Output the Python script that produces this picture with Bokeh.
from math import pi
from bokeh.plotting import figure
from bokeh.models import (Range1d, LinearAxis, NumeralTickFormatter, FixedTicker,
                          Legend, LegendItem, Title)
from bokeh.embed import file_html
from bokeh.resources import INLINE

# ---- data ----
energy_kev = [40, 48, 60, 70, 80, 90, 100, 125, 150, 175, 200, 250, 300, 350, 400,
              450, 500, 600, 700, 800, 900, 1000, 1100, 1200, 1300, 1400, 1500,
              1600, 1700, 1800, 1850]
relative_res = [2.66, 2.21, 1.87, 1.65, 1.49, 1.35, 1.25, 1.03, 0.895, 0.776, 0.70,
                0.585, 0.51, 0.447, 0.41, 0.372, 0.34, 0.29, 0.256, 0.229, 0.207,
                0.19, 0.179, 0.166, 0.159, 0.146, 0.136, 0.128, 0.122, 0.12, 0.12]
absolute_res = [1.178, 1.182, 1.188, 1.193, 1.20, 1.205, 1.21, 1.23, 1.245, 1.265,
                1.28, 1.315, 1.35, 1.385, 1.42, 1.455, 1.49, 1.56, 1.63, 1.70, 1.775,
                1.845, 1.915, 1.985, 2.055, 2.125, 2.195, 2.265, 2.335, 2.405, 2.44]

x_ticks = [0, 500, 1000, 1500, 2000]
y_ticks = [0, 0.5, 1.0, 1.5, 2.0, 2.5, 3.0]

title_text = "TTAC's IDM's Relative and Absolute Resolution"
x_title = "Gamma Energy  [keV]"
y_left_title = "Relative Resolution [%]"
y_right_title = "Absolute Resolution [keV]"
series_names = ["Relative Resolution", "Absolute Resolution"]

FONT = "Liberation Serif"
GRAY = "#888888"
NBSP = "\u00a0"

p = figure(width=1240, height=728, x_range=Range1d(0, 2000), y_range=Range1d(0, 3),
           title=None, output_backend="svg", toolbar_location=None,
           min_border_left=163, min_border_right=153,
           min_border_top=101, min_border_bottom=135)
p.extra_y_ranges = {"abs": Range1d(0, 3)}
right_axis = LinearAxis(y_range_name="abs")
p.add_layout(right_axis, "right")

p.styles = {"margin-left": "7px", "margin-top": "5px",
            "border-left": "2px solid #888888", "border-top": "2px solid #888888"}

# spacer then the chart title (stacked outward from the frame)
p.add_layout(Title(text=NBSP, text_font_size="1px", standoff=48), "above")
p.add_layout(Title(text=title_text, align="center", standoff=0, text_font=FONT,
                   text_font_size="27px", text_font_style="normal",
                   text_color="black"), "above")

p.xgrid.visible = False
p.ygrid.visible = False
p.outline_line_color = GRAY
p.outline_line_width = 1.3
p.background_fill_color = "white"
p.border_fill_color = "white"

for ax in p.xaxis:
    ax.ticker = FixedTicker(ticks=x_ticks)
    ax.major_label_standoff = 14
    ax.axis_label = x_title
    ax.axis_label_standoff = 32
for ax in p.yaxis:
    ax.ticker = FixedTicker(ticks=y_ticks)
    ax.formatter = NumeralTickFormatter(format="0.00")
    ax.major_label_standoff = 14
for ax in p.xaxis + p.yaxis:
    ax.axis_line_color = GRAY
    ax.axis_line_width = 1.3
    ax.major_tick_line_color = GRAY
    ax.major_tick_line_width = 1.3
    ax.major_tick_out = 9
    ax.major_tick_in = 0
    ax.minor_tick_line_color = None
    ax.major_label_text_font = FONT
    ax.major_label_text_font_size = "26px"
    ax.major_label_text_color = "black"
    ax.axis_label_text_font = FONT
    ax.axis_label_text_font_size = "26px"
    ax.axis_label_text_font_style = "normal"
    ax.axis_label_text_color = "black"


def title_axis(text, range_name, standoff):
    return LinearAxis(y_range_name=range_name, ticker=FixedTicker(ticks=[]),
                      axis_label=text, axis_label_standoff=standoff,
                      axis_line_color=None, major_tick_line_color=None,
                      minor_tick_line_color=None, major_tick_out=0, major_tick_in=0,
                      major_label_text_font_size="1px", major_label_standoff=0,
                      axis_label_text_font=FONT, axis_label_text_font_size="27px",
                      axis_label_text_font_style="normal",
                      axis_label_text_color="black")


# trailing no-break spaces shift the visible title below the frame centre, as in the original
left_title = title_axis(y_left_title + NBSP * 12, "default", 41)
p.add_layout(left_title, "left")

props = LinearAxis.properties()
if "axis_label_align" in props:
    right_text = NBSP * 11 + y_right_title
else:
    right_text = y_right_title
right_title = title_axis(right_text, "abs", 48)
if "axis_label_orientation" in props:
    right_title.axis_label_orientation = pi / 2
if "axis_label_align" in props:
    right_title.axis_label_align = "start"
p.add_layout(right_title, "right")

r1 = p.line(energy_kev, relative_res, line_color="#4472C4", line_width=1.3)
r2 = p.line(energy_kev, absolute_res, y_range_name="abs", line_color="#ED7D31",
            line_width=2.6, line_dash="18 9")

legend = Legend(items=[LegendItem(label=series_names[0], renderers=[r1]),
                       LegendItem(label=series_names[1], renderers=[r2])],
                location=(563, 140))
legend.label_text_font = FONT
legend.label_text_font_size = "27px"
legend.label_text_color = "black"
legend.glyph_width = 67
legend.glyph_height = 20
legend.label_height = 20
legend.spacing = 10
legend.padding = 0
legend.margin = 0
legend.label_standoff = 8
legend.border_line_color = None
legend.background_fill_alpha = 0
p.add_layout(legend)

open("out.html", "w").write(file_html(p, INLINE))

————————

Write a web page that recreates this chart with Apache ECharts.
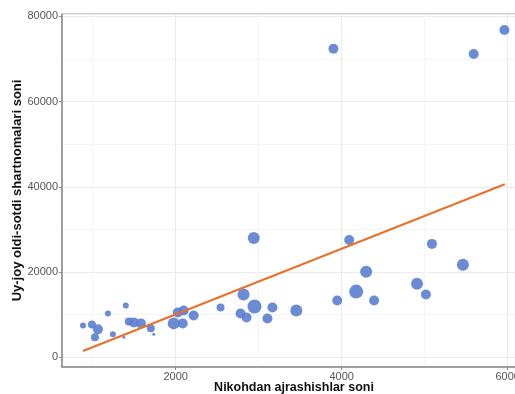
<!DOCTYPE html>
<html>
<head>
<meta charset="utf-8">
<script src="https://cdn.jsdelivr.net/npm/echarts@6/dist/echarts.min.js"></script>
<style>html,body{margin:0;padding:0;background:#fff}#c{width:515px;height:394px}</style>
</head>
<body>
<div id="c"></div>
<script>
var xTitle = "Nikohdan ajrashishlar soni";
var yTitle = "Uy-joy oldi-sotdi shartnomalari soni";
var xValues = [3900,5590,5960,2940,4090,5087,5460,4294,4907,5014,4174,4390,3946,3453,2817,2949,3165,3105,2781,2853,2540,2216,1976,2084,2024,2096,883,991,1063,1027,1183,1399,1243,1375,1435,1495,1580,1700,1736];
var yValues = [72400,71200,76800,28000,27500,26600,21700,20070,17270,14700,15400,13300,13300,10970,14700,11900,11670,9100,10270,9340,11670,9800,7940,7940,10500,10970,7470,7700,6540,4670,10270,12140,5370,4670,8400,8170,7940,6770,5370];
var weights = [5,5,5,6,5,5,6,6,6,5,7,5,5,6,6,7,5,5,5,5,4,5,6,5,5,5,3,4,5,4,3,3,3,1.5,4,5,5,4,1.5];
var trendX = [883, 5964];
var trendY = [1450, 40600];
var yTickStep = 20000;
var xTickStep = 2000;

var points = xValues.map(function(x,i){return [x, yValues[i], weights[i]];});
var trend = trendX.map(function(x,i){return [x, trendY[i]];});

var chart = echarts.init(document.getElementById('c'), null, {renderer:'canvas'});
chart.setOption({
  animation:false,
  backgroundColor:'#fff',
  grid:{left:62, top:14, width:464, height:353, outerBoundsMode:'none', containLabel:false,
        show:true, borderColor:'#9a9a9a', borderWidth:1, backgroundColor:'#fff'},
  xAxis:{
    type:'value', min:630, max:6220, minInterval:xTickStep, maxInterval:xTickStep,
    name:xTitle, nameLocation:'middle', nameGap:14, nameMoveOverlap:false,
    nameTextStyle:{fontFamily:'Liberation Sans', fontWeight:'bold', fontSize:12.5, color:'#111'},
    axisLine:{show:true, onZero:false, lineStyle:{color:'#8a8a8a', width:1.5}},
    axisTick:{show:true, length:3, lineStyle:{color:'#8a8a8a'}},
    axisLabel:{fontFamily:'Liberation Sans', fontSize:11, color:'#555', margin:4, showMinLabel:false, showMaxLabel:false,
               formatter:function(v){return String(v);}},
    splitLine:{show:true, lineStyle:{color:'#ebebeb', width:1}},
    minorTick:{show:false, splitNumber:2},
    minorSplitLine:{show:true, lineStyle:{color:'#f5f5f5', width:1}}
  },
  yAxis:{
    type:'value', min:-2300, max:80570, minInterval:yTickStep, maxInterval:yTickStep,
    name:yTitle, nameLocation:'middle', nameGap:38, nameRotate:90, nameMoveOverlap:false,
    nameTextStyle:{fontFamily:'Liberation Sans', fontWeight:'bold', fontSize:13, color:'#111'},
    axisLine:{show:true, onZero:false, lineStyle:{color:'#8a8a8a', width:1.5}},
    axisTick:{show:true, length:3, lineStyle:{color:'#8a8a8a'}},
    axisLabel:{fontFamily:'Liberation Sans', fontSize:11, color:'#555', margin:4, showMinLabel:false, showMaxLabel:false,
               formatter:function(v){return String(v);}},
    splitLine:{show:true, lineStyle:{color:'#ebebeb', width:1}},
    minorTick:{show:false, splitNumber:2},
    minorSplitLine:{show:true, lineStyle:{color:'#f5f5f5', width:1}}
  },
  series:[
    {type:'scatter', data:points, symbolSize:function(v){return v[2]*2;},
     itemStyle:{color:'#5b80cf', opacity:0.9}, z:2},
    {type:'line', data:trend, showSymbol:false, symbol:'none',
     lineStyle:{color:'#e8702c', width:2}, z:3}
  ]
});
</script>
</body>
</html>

————————

• [The request]: Above are the entries. Quote exactly the lines from the one bearing "Output the Python" through the one bearing "from bokeh.resources import INLINE".

• [Reply]:
Output the Python script that produces this picture with Bokeh.
from math import pi
from bokeh.plotting import figure
from bokeh.models import (Range1d, LinearAxis, NumeralTickFormatter, FixedTicker,
                          Legend, LegendItem, Title)
from bokeh.embed import file_html
from bokeh.resources import INLINE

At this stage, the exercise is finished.